What struck me was the woman's ignorance of dogs. I've never had to deal with a rabid dog, but I have had to "make nice" with aggressive dogs. In my experience it's not that tough to avoid a nasty situation.

It also occurred to me that this is a woman who has no business carrying a weapon. But I guess that's true of a lot of people who conceal weapons.

Strong work, O'Brien.

Anonymous said...

i'm all very much about philosophical ideas in fiction writing...perhaps even more so over the actual mechanics of constructing a piece.
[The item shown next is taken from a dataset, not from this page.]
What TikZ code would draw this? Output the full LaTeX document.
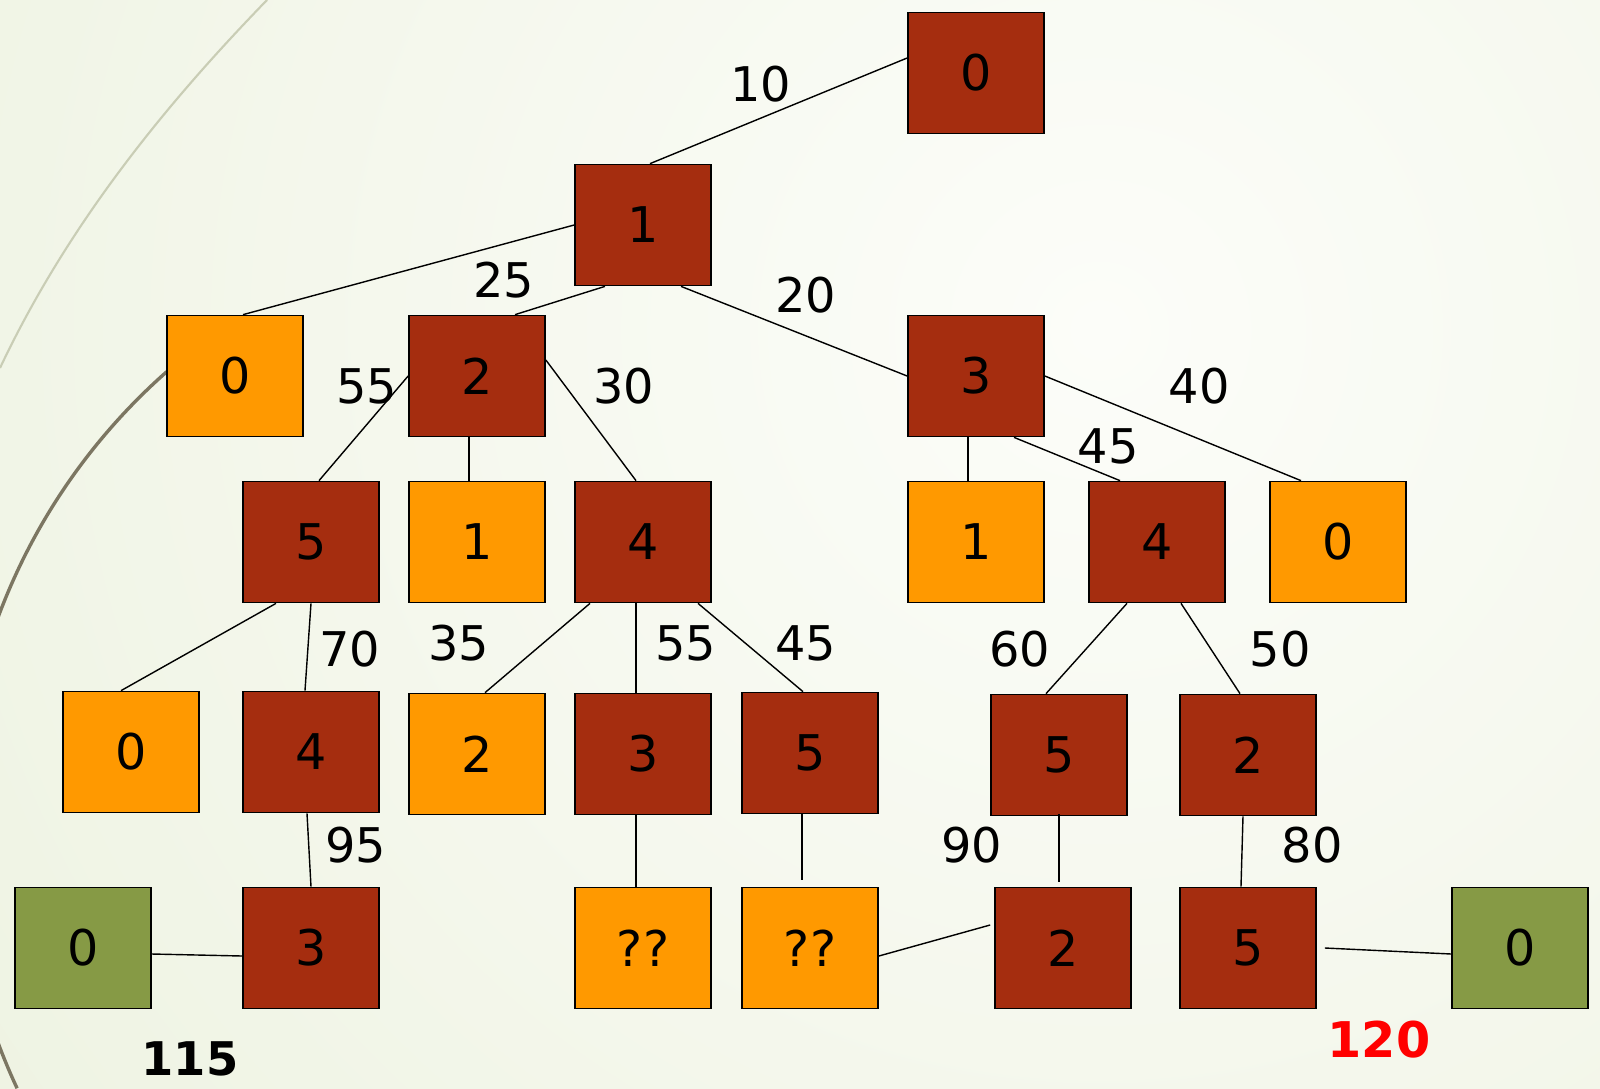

what i found interesting was the behaviour of the dog: when the woman was at rest, the animal was friendly. when not, the animal turned aggressive. i like the idea of that; i like the exploration of that particular point and actually i sort of remained at that point in the story. perhaps not something you, as a writer, would like to hear but it is what it is. you held me there, at that point.
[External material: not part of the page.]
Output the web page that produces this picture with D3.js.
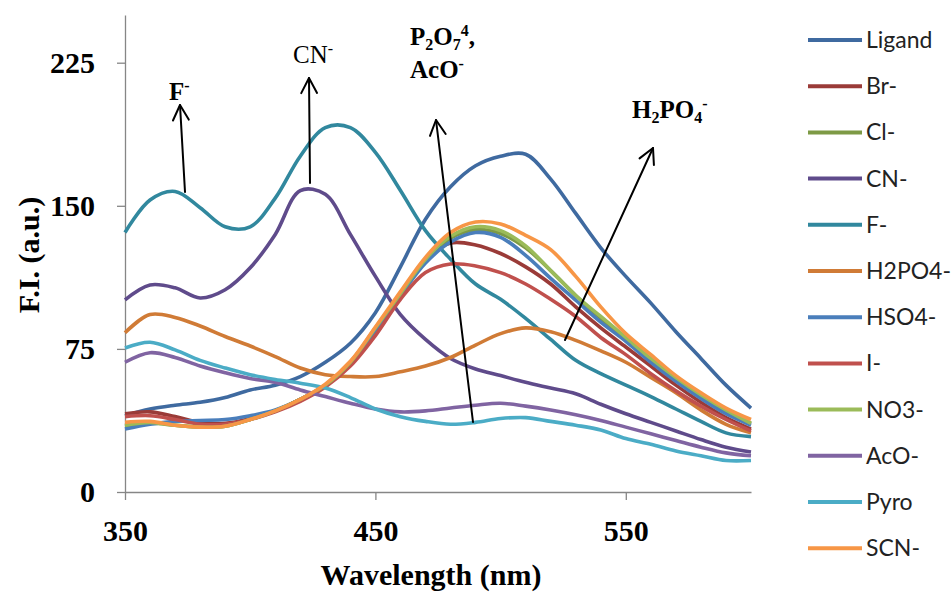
<!DOCTYPE html>
<html>
<head>
<meta charset="utf-8">
<script src="https://cdn.jsdelivr.net/npm/d3@7"></script>
<style>
  html, body { margin: 0; padding: 0; background: #ffffff; }
  svg { display: block; }
</style>
</head>
<body>
<svg id="chart" width="952" height="593"></svg>
<script>
// ---------------- DATA ----------------
const wavelengths = [350,360,370,380,390,400,410,420,430,440,450,460,470,480,490,500,510,520,530,540,550,560,570,580,590,600];
const seriesNames = ["Ligand","Br-","Cl-","CN-","F-","H2PO4-","HSO4-","I-","NO3-","AcO-","Pyro","SCN-"];
const ligand = [40,43.5,45.5,47,49.5,53.5,56,60.5,68,78,94,118,143,160,171,176,177,164,146,128,113,99,84,70,56,44];
const br     = [41,42,39.5,36.5,36,38.5,42.5,48.5,56,68,85,103,122,130.5,129.5,125,118,109,97,86,76,66,56,47,39,33];
const cl     = [34.5,36,35,34,34.5,38,42.5,48.5,56,68,85,103,121,133,137.5,135.5,128,116,103,91,80,69,59,50,42,36];
const cn     = [100.7,108.5,107,101.7,106,117.5,135,158,156,135,113,93,80,70,64.5,61,57.5,54.5,51.5,46,41,36.5,32,27.5,23.5,21];
const f      = [136,153,157.5,149,139,139,154,176,191,191,178,158,137,122,109,101,91,80,69,62,56,50,43.5,37,31,29];
const h2po4  = [83.5,93,91.5,87,81.5,76.5,71,65,61.5,60.5,60.5,63,66,70.5,77,83,86,84,79.5,74,68,60,52,43,35.5,31];
const hso4   = [33,35.5,37,37.5,38,40,43,48.5,56,68,85,103,120,131,136,133.5,124,112,100.5,89,79,68,58,49,41,35];
const iodide = [39.5,40,38,35.5,35.5,38,42,47.5,55,66,82,101,115,119.5,118.5,115,109,101,92,81,72,62,53,45,38,32];
const no3    = [35,36.5,35,34,34.5,38,42.5,48.5,56,68,86,104,122,134,139,137,129,116,103,92,81,70,60,51,43,36];
const aco    = [68,73,70.5,66,62.5,59.5,57.5,53.5,50,46.5,43.5,42,42.5,44,45.5,46.5,45,43,40.5,37.5,34,30.5,27,23.5,20.5,19];
const pyro   = [75.5,78.5,74.5,69,65,61.5,59,57,54.5,49.5,43.5,39.5,37,35.5,36.5,38.5,39,37,35,32.5,28,25,21.5,19,16.5,16.5];
const scn    = [36.5,37,35,34,34.5,38,42.5,48.5,56.5,68.5,86.5,105,123,136,141.5,140.5,134.5,127,113,97,83,72,61,52,44,38];
const seriesColors = ["#3F6AA0","#9A3B38","#7D9A45","#5F4B8B","#31889E","#D07B36","#4A7EBB","#C0504D","#9BBB59","#8064A2","#4BACC6","#F79646"];
const xTicks = [350,450,550];
const yTicks = [0,75,150,225];

const allSeries = [ligand, br, cl, cn, f, h2po4, hso4, iodide, no3, aco, pyro, scn];

// ---------------- CHART ----------------
const svg = d3.select("#chart");
const x = d3.scaleLinear().domain([350, 600]).range([125, 751]);
const y = d3.scaleLinear().domain([0, 250]).range([492, 15]);

const serif = "'Liberation Serif', 'Times New Roman', serif";
const axisColor = "#868686";

// X axis
const gx = svg.append("g").attr("transform", `translate(0,${y(0)})`)
  .call(d3.axisBottom(x).tickValues(xTicks).tickSize(8).tickSizeOuter(0).tickPadding(20).tickFormat(d3.format("d")));
// Y axis
const gy = svg.append("g").attr("transform", `translate(${x(350)},0)`)
  .call(d3.axisLeft(y).tickValues(yTicks).tickSize(8).tickSizeOuter(0).tickPadding(22).tickFormat(d3.format("d")));

[gx, gy].forEach(g => {
  g.select(".domain").attr("stroke", axisColor).attr("stroke-width", 1.3);
  g.selectAll(".tick line").attr("stroke", axisColor).attr("stroke-width", 1.3);
  g.selectAll(".tick text").attr("fill", "#000").style("font-family", serif)
    .style("font-weight", "bold").style("font-size", "30px");
});

// Lines
const line = d3.line()
  .x((d, i) => x(wavelengths[i]))
  .y(d => y(d))
  .curve(d3.curveCatmullRom.alpha(0.5));

svg.append("g").selectAll("path.series")
  .data(allSeries)
  .join("path")
  .attr("class", "series")
  .attr("fill", "none")
  .attr("stroke", (d, i) => seriesColors[i])
  .attr("stroke-width", 3.6)
  .attr("stroke-linejoin", "round")
  .attr("d", d => line(d));

// Axis titles
svg.append("text")
  .attr("x", 431).attr("y", 585)
  .attr("text-anchor", "middle")
  .style("font-family", serif).style("font-weight", "bold").style("font-size", "30px")
  .text("Wavelength (nm)");

svg.append("text")
  .attr("transform", "translate(39,255) rotate(-90)")
  .attr("text-anchor", "middle")
  .style("font-family", serif).style("font-weight", "bold").style("font-size", "30px")
  .text("F.I. (a.u.)");

// Annotations (arrows)
const ann = svg.append("g").attr("stroke", "#000").attr("stroke-width", 2).attr("fill", "none")
  .attr("stroke-linecap", "round").attr("stroke-linejoin", "round");
function arrow(x1, y1, x2, y2) {
  ann.append("line").attr("x1", x1).attr("y1", y1).attr("x2", x2).attr("y2", y2);
  const ang = Math.atan2(y2 - y1, x2 - x1);
  const len = 17, spread = Math.PI / 6.5;
  const p1 = [x2 - len * Math.cos(ang - spread), y2 - len * Math.sin(ang - spread)];
  const p2 = [x2 - len * Math.cos(ang + spread), y2 - len * Math.sin(ang + spread)];
  ann.append("path").attr("d", `M${p1[0]},${p1[1]} L${x2},${y2} L${p2[0]},${p2[1]}`);
}
arrow(185, 192, 180, 105);
arrow(310, 183, 309, 78);
arrow(473, 422, 436, 120);
arrow(565, 340, 653, 148);

function label(xp, yp, parts, weight) {
  const t = svg.append("text").attr("x", xp).attr("y", yp)
    .style("font-family", serif).style("font-weight", weight || "bold").style("font-size", "25px");
  let shift = 0;
  parts.forEach(p => {
    const target = p.type === "sup" ? -9 : p.type === "sub" ? 5 : 0;
    t.append("tspan")
      .attr("dy", target - shift)
      .style("font-size", p.type ? "16px" : "25px")
      .text(p.text);
    shift = target;
  });
}
label(169, 100, [{text: "F"}, {text: "-", type: "sup"}]);
label(293, 63, [{text: "CN"}, {text: "-", type: "sup"}], "normal");
label(410, 45, [{text: "P"}, {text: "2", type: "sub"}, {text: "O"}, {text: "7", type: "sub"}, {text: "4", type: "sup"}, {text: ","}]);
label(410, 78, [{text: "AcO"}, {text: "-", type: "sup"}]);
label(632, 118, [{text: "H"}, {text: "2", type: "sub"}, {text: "PO"}, {text: "4", type: "sub"}, {text: "-", type: "sup"}]);

// Legend
const legend = svg.append("g");
seriesNames.forEach((name, i) => {
  const ly = 40 + i * 46.2;
  legend.append("line").attr("x1", 808).attr("x2", 862).attr("y1", ly).attr("y2", ly)
    .attr("stroke", seriesColors[i]).attr("stroke-width", 4);
  legend.append("text").attr("x", 866).attr("y", ly).attr("dy", "0.35em")
    .style("font-family", "Lato, 'Open Sans', sans-serif").style("font-size", "23px").attr("fill", "#222")
    .text(name);
});
</script>
</body>
</html>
for me, that point was the typical existential dilemma. that was the part at which Sisyphus realizes the absurdity of life, and the boulder rolls back down the mountain.

Erin O'Brien said...

Last few thoughts on this:

When I asked this amazing croc advocate--a guy that routinely works in croc infested billabongs--what animal he feared, he said the domestic dog. He said dogs are unpredictable.

I agree with that. So often owners are affably saying "don't worry, he just wants to say hello," while Cujo is coming at you in full bark mode like he wants to take a royal bite out of your ass.

Once a woman was saying just that to me as her dog actually was nipping at my ass.

I see so many flaws in this piece of flash now. I should have let it cook for a day or two before posting. The upside is that the interest all of you have shown has made me really want to shake out the whole short story.